Escargot nay have been a diet staple for Paleolithic inhabitants of modern-day Spain.

New findings suggest those living in modern-day Spain ate snails 10,000 years earlier than their Mediterranean neighbors, PLOS reported.

Snail consumption was believed to have been widespread during the Late Pleistocene and Holocene, but researchers are still unsure of exactly when or how they were incorporated. The team found snail remains from 30,000 years ago in Cova de la Barriada, Spain.

In order to better understand snail consumption patterns across the years researchers investigated trends of land snail selection, consumption, and accumulation at the site and then determined how the shell had decayed and fossilized; they also looked at the snails' age of death.

"Using a new analytical protocol based on taphonomic, microX-Ray Diffractometer (DXR) and biometric analyses, we investigated the patterns of selection, consumption and accumulation of land snails at the site. The results display a strong mono-specific gathering of adult individuals, most of them older than 55 weeks," the researchers wrote in the study abstract.

The research team found groupings of complete shells from large land snails across three sites.
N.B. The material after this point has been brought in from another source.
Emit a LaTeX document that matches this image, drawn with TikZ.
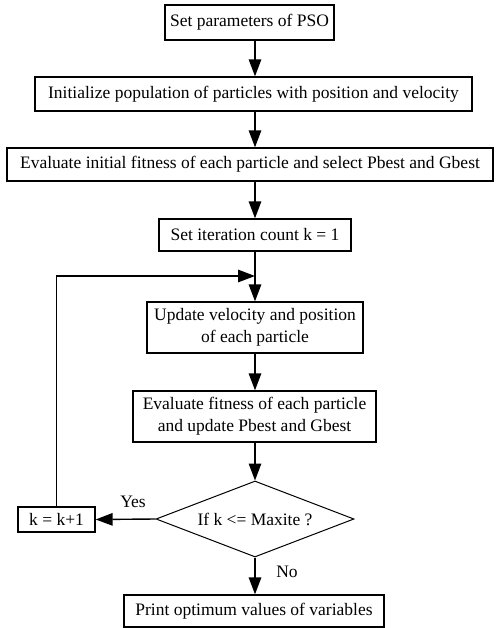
\documentclass[tikz,border=0pt]{standalone}
\usepackage{fontspec}
\setmainfont{Liberation Serif}
\usetikzlibrary{shapes.geometric,arrows.meta}
\begin{document}
\begin{tikzpicture}[x=1pt,y=-1pt,
  box/.style={draw,line width=1.3pt,inner sep=0pt,align=center,
    font=\fontsize{17.5}{22}\selectfont},
  arr/.style={line width=1.4pt,-{Triangle[length=17pt,width=12.5pt]}},
  lbl/.style={font=\fontsize{17.5}{22}\selectfont}]
\useasboundingbox (0,0) rectangle (496,628);
\coordinate (axis) at (255,0);

\node[box,minimum width=169pt,minimum height=35pt] (b1) at (249.5,22.5) {Set parameters of PSO};
\node[box,minimum width=437pt,minimum height=34pt] (b2) at (253.5,94) {Initialize population of particles with position and velocity};
\node[box,minimum width=486pt,minimum height=33pt] (b3) at (250,164.5) {Evaluate initial fitness of each particle and select Pbest and Gbest};
\node[box,minimum width=192pt,minimum height=32pt] (b4) at (255,235) {Set iteration count k = 1};
\node[box,minimum width=216pt,minimum height=51pt] (b5) at (255,327.5) {Update velocity and position\\of each particle};
\node[box,minimum width=243pt,minimum height=51pt] (b6) at (254.5,416.5) {Evaluate fitness of each particle\\and update Pbest and Gbest};
\node[diamond,draw,line width=1pt,inner sep=0pt,aspect=2.6,
  minimum width=198pt,minimum height=76pt,lbl] (dec) at (255,519) {If k <= Maxite ?};
\node[box,minimum width=77pt,minimum height=25pt] (inc) at (56.5,519.5) {k = k+1};
\node[box,minimum width=260pt,minimum height=32pt] (out) at (254,611) {Print optimum values of variables};

\coordinate (join) at (255,276);

\draw[arr] (b1.south -| axis) -- (b2.north -| axis);
\draw[arr] (b2.south -| axis) -- (b3.north -| axis);
\draw[arr] (b3.south -| axis) -- (b4.north -| axis);
\draw[arr] (b4.south -| axis) -- (b5.north -| axis);
\draw[arr] (b5.south -| axis) -- (b6.north -| axis);
\draw[arr] (b6.south -| axis) -- (dec.north);
\draw[arr] (dec.west) -- (inc.east);
\draw[arr] (dec.south) -- (out.north -| dec.south);
\draw[arr] (inc.north) |- (join);

\node[lbl] at (133,502) {Yes};
\node[lbl] at (287,572) {No};
\end{tikzpicture}
\end{document}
The shells were close to prehistoric human-constructed structures that are believed to have been used to cook the ancient escargot. The researchers also observed stone tools that may have been used for cooking purposes.

The snails were most likely roasted alongside other animals in embers of pine and juniper at a temperature of 375 degrees Celsius.

The researchers believe the findings suggest previously unknown patterns of invertebrate use and consumption and could broaden our idea of the diet in the Upper Paleolithic in the Mediterranean basin.

In neighboring regions scientists believe snails were not eaten until about 10,000 years later, which means these newly-discovered snail shells are the oldest-known example of them being used as a food resource in Europe.

The study was published Aug. 20, 2014 in the open-access journal PLOS ONE by Javier Fernández-López de Pablo from Institut Català de Paleoecologia Humana i Evolució Social and colleagues.